Gary Butler

No. 20
- Position: Linebacker

Personal information
- Born: November 13, 1984 (age 41) Pittsburgh, Pennsylvania, U.S.
- Listed height: 6 ft 1 in (1.85 m)
- Listed weight: 235 lb (107 kg)

Career information
- High school: Pittsburgh (PA) Langley
- College: California (PA)
- NFL draft: 2008: undrafted

Career history
- Philadelphia Eagles (2008)*; BC Lions (2009); Pittsburgh Power (2011, 2013); Cleveland Gladiators (2014–2015);
- * Offseason and/or practice squad member only

Career CFL statistics
- Tackles: 6
- Special teams tackles: 11
- Stats at CFL.ca (archived)

Career AFL statistics
- Tackles: 87
- Sacks: 9
- Pass breakups: 12
- Forced fumbles: 5
- Fumble recoveries: 4
- Stats at ArenaFan.com

= Gary Butler (linebacker) =

American gridiron football player (born 1984)
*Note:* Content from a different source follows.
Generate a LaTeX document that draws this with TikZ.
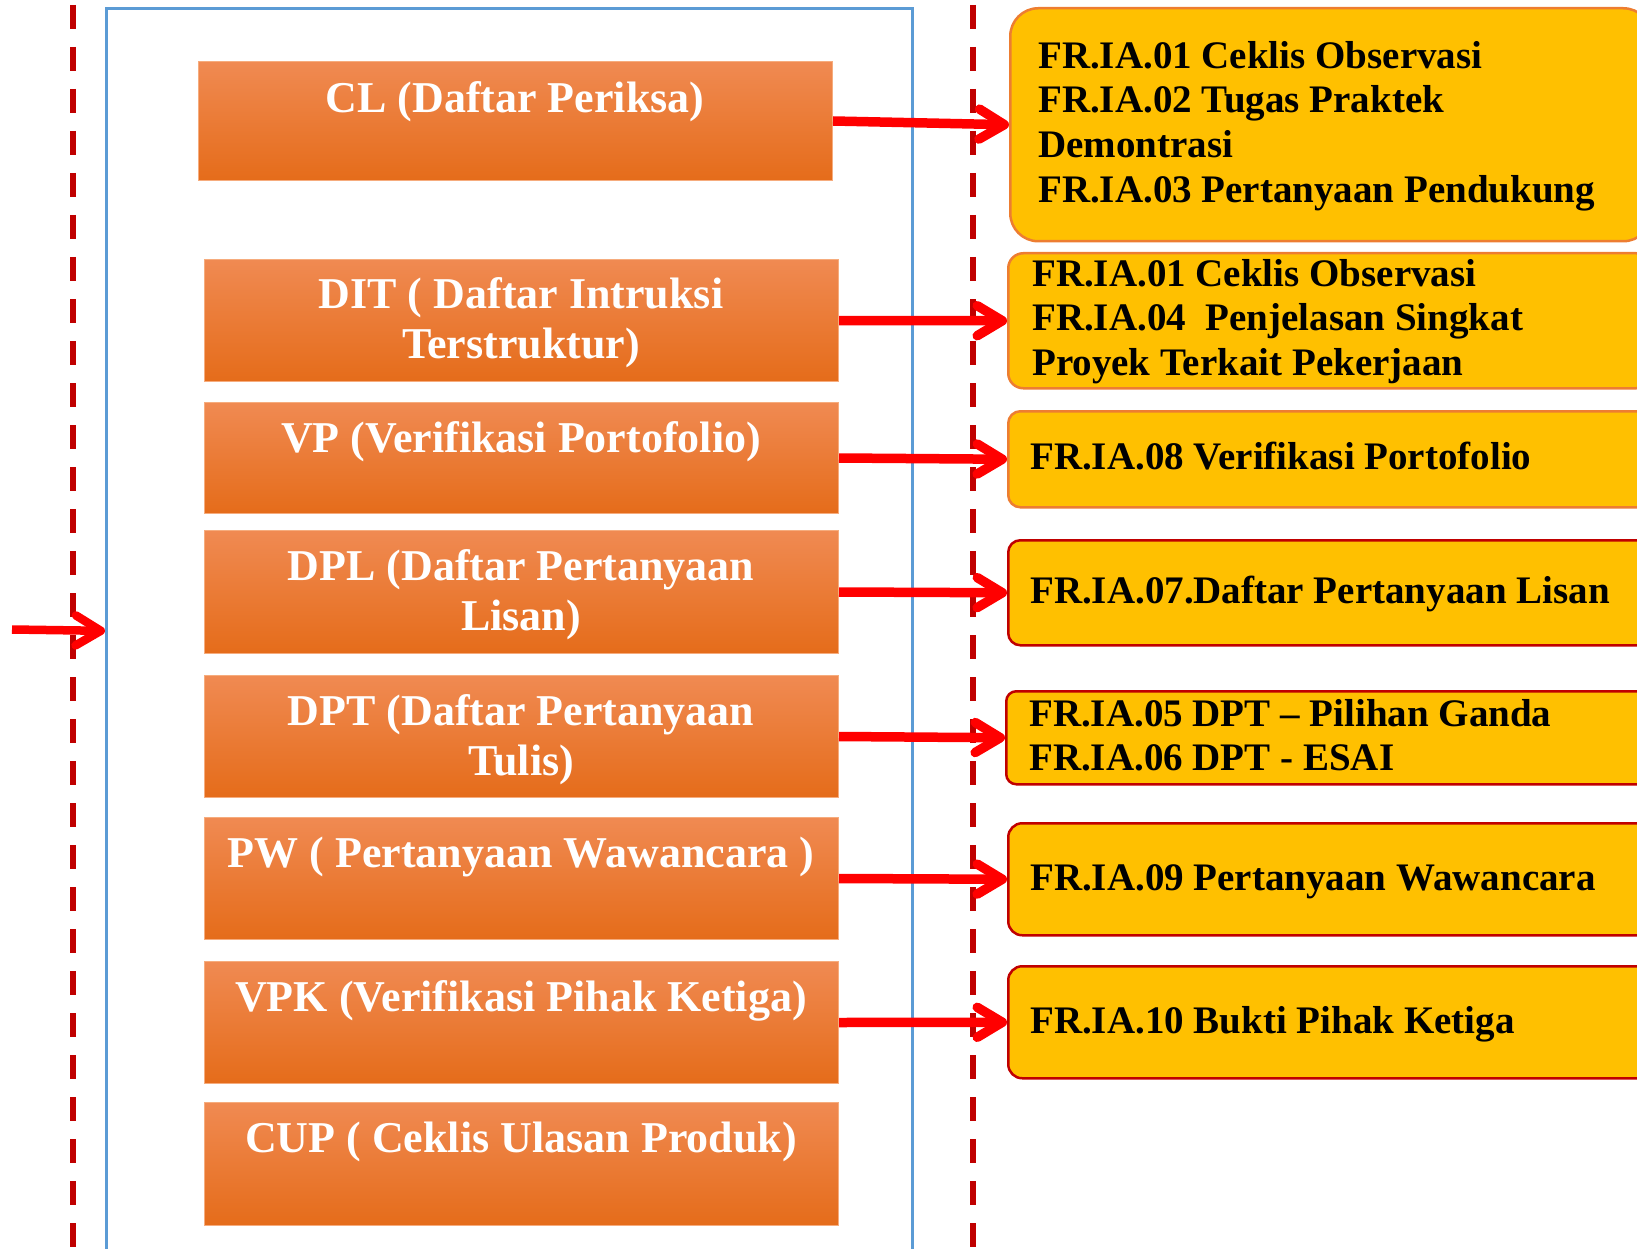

Gary Butler (born November 13, 1984) is an American former professional football player who was a linebacker in the National Football League (NFL), the Canadian Football League (CFL), and the Arena Football League (AFL). He was signed by the Philadelphia Eagles as an undrafted free agent in 2008. He played college football for the California Vulcans.

==Professional career==

===BC Lions===
Butler signed with the BC Lions of the Canadian Football League in May 2009 and appeared in the first eight 2009 BC Lions season regular games before being released on September 1, 2009.

===Pittsburgh Power===
Butler played in 2011 and 2013 for the AFL's Pittsburgh Power.

===Cleveland Gladiators===
On April 8, 2014, Butler was assigned to the Cleveland Gladiators. On June 3, 2014, Butler was reassigned by the Gladiators. On June 5, 2014, Butler was again assigned to the Gladiators.

===Niles Township High Schools===
In Fall 2022, Butler began working as a PE instructor as well as a football coach at Niles Township High Schools in Skokie, Illinois.